**Set problem**
Where a line contains the word "with", copy that line in full.

# Start of Raw data

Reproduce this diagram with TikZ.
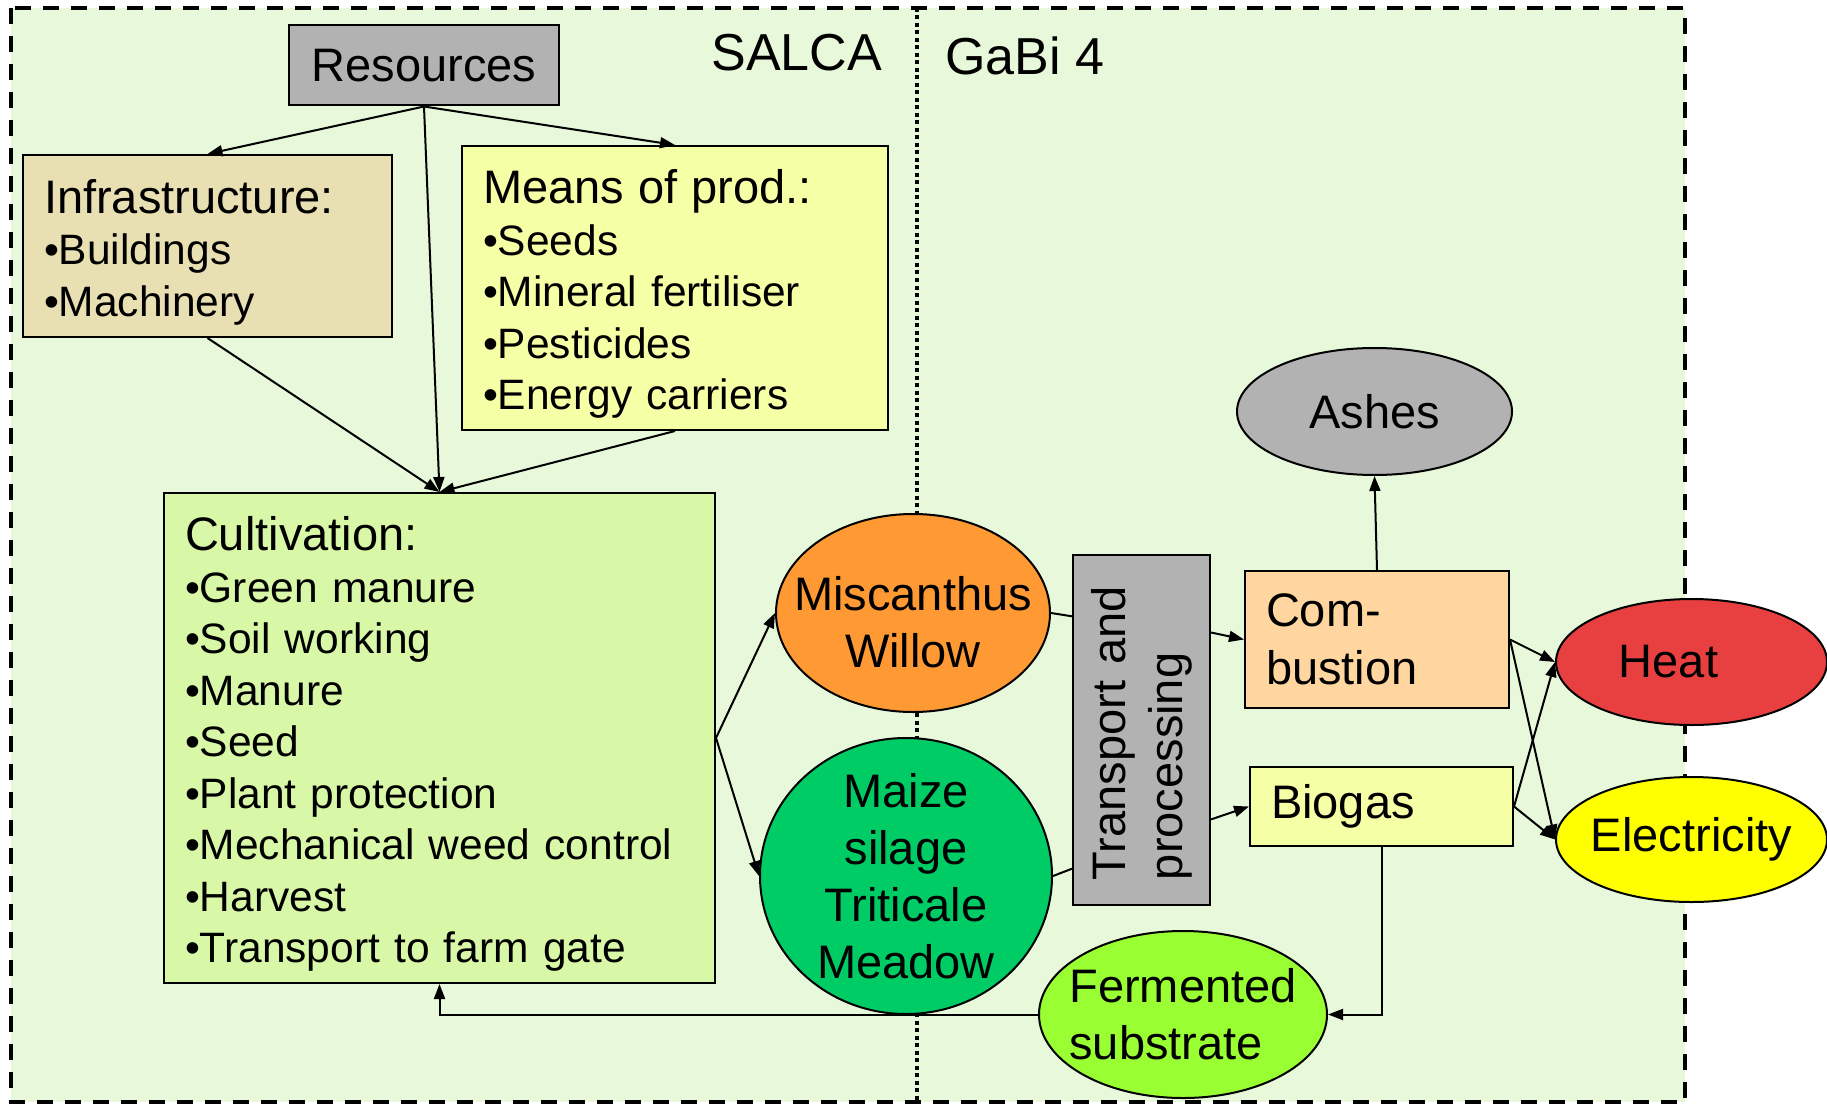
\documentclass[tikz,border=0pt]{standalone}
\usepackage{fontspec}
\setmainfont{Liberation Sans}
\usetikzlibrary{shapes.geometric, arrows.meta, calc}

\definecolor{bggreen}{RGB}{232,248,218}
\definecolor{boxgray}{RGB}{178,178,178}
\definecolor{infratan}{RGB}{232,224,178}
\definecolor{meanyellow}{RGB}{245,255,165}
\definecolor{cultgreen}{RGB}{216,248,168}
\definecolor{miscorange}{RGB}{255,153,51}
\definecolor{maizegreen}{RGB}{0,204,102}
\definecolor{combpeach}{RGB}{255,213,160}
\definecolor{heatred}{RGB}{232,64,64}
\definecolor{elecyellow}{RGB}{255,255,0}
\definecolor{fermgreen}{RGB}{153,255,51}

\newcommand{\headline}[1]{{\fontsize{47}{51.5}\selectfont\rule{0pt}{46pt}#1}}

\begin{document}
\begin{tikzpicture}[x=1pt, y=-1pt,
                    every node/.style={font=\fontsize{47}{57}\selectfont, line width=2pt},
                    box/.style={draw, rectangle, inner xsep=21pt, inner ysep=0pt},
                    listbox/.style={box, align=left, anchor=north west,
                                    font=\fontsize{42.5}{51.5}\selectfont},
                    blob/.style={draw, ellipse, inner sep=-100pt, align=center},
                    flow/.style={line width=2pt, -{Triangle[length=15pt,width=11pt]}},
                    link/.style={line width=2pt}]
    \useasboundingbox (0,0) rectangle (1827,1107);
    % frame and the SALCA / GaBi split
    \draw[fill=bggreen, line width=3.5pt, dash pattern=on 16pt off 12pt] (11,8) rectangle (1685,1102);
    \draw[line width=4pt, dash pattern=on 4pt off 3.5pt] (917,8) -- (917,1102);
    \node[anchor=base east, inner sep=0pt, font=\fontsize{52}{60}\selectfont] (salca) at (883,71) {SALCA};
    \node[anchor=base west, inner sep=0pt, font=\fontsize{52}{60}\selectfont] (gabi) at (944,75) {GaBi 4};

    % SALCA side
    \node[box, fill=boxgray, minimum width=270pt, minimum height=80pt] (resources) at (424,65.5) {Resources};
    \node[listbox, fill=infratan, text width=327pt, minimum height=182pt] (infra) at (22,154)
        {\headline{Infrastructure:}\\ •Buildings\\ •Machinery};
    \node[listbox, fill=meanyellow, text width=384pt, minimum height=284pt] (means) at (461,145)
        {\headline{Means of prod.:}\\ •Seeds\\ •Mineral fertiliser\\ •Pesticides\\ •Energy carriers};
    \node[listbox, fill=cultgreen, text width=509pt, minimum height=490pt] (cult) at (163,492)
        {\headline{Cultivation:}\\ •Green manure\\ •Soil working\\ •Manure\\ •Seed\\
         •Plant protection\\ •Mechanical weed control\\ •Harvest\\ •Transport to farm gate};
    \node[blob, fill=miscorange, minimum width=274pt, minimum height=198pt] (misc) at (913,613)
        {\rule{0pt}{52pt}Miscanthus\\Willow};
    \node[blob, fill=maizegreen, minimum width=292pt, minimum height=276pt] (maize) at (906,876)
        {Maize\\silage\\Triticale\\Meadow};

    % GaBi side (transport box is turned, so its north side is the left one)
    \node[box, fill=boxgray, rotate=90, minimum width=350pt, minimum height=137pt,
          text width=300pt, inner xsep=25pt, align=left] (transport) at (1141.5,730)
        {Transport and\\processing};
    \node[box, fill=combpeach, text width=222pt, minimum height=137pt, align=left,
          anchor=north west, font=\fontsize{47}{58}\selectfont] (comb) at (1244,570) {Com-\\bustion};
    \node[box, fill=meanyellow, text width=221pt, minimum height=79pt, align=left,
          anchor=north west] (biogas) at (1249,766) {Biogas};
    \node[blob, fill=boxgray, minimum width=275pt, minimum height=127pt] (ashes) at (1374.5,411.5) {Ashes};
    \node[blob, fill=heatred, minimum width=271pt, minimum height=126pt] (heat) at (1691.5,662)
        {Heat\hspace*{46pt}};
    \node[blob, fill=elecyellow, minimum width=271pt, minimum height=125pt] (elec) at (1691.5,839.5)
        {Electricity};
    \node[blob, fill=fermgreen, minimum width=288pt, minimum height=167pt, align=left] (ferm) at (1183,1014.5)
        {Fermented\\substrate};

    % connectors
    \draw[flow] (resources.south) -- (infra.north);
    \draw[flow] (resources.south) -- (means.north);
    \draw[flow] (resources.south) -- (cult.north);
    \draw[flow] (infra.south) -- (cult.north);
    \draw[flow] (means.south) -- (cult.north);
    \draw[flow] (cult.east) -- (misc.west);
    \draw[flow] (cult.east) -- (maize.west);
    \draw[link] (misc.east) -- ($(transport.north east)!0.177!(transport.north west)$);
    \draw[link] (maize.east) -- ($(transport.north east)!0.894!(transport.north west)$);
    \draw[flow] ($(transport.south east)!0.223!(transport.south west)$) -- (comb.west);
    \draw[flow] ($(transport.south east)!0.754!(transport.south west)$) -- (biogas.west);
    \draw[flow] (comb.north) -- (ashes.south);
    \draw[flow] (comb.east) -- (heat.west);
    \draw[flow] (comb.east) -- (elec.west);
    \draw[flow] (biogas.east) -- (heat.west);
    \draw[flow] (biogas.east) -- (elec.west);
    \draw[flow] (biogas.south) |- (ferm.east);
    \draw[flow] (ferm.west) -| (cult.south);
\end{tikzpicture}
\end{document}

# End of Raw data
# Start of Raw data

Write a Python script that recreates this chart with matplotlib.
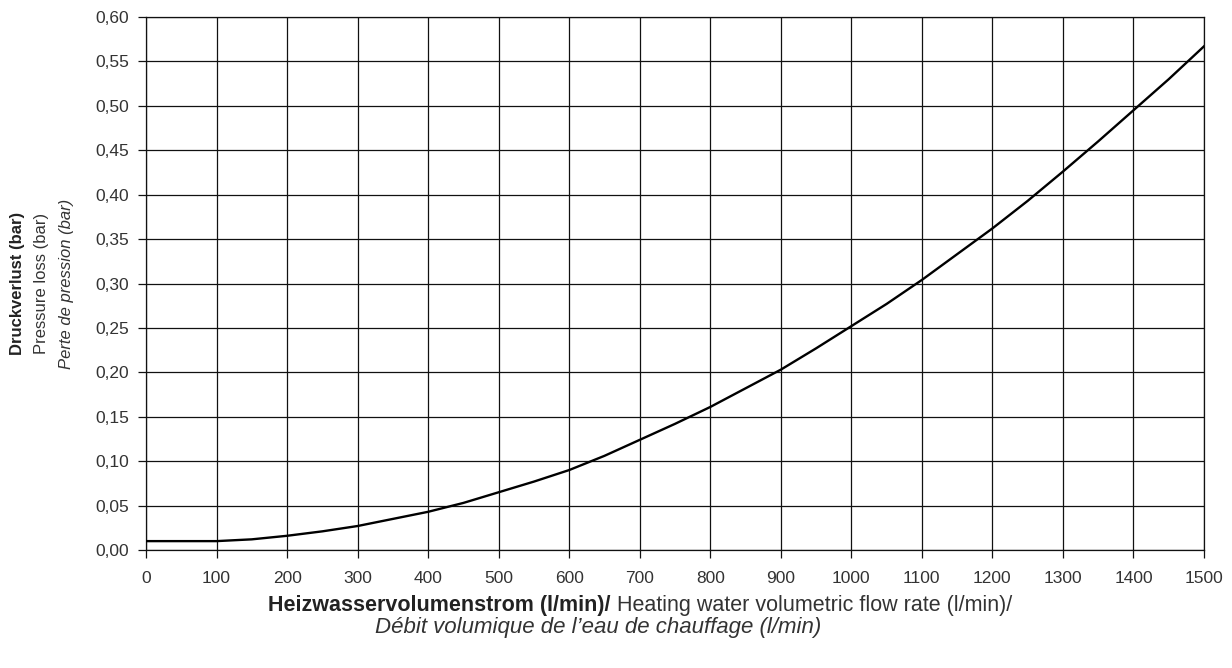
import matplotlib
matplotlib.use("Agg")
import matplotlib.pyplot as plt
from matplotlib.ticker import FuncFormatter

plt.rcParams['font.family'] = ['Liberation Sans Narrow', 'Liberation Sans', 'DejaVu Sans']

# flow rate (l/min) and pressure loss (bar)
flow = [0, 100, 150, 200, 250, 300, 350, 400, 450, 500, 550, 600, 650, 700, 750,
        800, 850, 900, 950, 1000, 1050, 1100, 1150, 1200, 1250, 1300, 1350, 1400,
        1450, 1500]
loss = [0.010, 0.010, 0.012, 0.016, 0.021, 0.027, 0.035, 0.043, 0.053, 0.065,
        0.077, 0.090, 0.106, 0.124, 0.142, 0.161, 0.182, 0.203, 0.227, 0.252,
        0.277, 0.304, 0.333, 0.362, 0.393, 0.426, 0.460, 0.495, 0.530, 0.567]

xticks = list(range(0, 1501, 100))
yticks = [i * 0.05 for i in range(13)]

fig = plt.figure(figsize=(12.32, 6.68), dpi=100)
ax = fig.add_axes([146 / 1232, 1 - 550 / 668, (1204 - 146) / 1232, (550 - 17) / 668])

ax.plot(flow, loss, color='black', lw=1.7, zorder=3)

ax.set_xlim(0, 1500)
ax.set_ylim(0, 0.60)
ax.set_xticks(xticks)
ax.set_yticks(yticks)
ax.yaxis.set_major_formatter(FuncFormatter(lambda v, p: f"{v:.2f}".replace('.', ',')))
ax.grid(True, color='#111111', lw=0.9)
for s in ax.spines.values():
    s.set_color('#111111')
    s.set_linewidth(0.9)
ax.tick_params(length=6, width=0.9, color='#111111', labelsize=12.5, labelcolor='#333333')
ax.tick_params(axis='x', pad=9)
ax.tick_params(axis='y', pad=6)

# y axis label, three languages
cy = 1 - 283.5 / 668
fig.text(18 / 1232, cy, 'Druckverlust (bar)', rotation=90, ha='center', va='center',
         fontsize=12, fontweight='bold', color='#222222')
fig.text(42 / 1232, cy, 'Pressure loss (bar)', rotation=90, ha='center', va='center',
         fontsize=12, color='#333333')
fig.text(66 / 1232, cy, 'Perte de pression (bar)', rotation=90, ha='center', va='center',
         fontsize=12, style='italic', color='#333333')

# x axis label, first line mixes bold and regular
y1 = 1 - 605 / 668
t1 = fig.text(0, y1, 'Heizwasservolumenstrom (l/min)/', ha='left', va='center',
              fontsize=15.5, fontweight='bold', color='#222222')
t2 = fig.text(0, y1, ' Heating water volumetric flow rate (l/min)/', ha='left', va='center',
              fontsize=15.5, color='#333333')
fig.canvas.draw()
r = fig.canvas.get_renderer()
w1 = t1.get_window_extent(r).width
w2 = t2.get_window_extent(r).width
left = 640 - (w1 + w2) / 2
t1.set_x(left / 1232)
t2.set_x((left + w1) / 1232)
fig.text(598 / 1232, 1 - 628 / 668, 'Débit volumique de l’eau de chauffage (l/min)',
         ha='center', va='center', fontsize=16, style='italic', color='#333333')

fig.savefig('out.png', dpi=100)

# End of Raw data

**Answer to the exercise**
Reproduce this diagram with TikZ.
Write a Python script that recreates this chart with matplotlib.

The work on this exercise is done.